· Città del Vaticano ·

La buona Notizia
Il Vangelo della XXV domenica del tempo ordinario (Mt 20,1-16)

Può esistere una vera giustizia senza la bontà?

 Può esistere una vera giustizia senza la bontà?  QUO-215
19 settembre 2023

Che cosa è giusto e cosa non lo è? Parlare di giustizia oggi è rischioso come camminare sul filo di un rasoio. Da un lato si lotta per la parità di genere e l’uguaglianza dei diritti, dall’altro si afferma l’unicità di ciascuno contro tutto e contro tutti. Da una parte si loda questa modernità che avrebbe finalmente spazzato via i vecchi regimi oppressivi, dall’altra proprio il capitalismo ha creato disuguaglianze di portata planetaria. Da una parte si spinge per legalizzare tutto, dall’altra così facendo si finisce per giustificare persino ciò che fa male all’uomo.

Il problema è questo: oggi è difficile parlare di giustizia perché non si sa più parlare del Bene.
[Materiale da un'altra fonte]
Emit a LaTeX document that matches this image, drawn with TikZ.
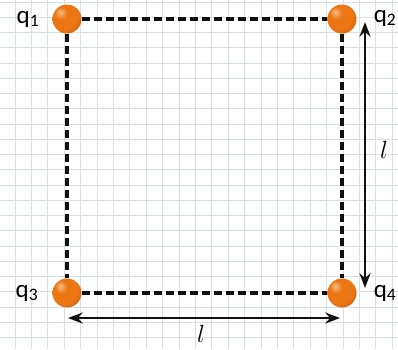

Se Dio è morto o diventa insignificante, allora non esiste più il sommo Bene da cui derivano il Giusto, il Vero, il Bello. La Giustizia effettivamente giusta è solo quella intrisa d’amore; ma se oggi l’Amore non è più quello di Dio e — anzi — si chiama amore anche ciò che amore non è, allora dietro al termine giustizia rischiano di nascondersi forme più o meno subdole di giustificazione del male o di interessi privati ed egoistici.

Il Vangelo della xxv domenica del tempo ordinario ci insegna il senso profondo della giustizia, ossia l’amore. In altre parole, tutte le volte che ci chiediamo se questo o quello è giusto o meno, dobbiamo anche immediatamente chiederci se è buono (per me o per gli altri). Ad esempio, è giusto che degli uomini, presi a giornata come lavoratori di una vigna, vengano pagati dal padrone tutti allo stesso modo anche se hanno lavorato chi dall’alba, chi da mezzogiorno, chi dal pomeriggio? Ovviamente no, diremmo noi. Infatti i primi si lamentano: «Gli ultimi hanno lavorato un’ora soltanto e li hai trattati come noi, che abbiamo sopportato il peso della giornata e il caldo». E il padrone, rispondendo a uno di loro: «Amico, io non ti faccio torto. Non hai forse concordato con me per un denaro? Oppure sei invidioso perché io sono buono?». Appunto, il padrone è giusto perché prima di tutto è buono, ossia fin da subito vuole il bene di tutti coloro che prende a lavorare a giornata. E il suo amore consiste in questo: quegli uomini stavano tutto il giorno a far niente, senza nessuno che li chiamasse a far qualcosa, a esprimere e onorare la loro umanità, quindi li prende a lavorare e dà valore alla loro esistenza. Il padrone è giusto perché è buono ed è buono perché vuole il bene di ciascuno dei suoi lavoratori, che ovviamente sono tutti diversi.

L’anno scorso ho conosciuto Emma, una ragazza che aveva abbandonato la scuola all’inizio delle superiori per non poche difficoltà personali. Emma si apre, frequenta l’oratorio, si fa volere bene da me e da tanti nuovi amici. Scopre l’amore di Dio e rinasce. Prima se ne stava a casa a fare niente tutto il giorno, senza stimoli, senza passioni, senza l’impegno quotidiano della scuola. Poi, al culmine del suo cambiamento, decide di riprendere gli studi. Si iscrive ad un istituto di recupero anni scolastici e, se tutto andrà bene, l’anno prossimo si diplomerà insieme ai suoi coetanei.

Ora, è giusto che Emma possa avere lo stesso diploma degli altri nonostante abbia abbandonato la scuola per diversi anni? Ovviamente no, potrebbero dire i suoi compagni. Ma Dio è buono e vuole il bene di ciascuno dei suoi figli, quindi vuole che anche Emma possa onorare la sua umanità proprio come hanno potuto fare gli altri. E chi si lamenta forse è solo invidioso perché Dio è buono.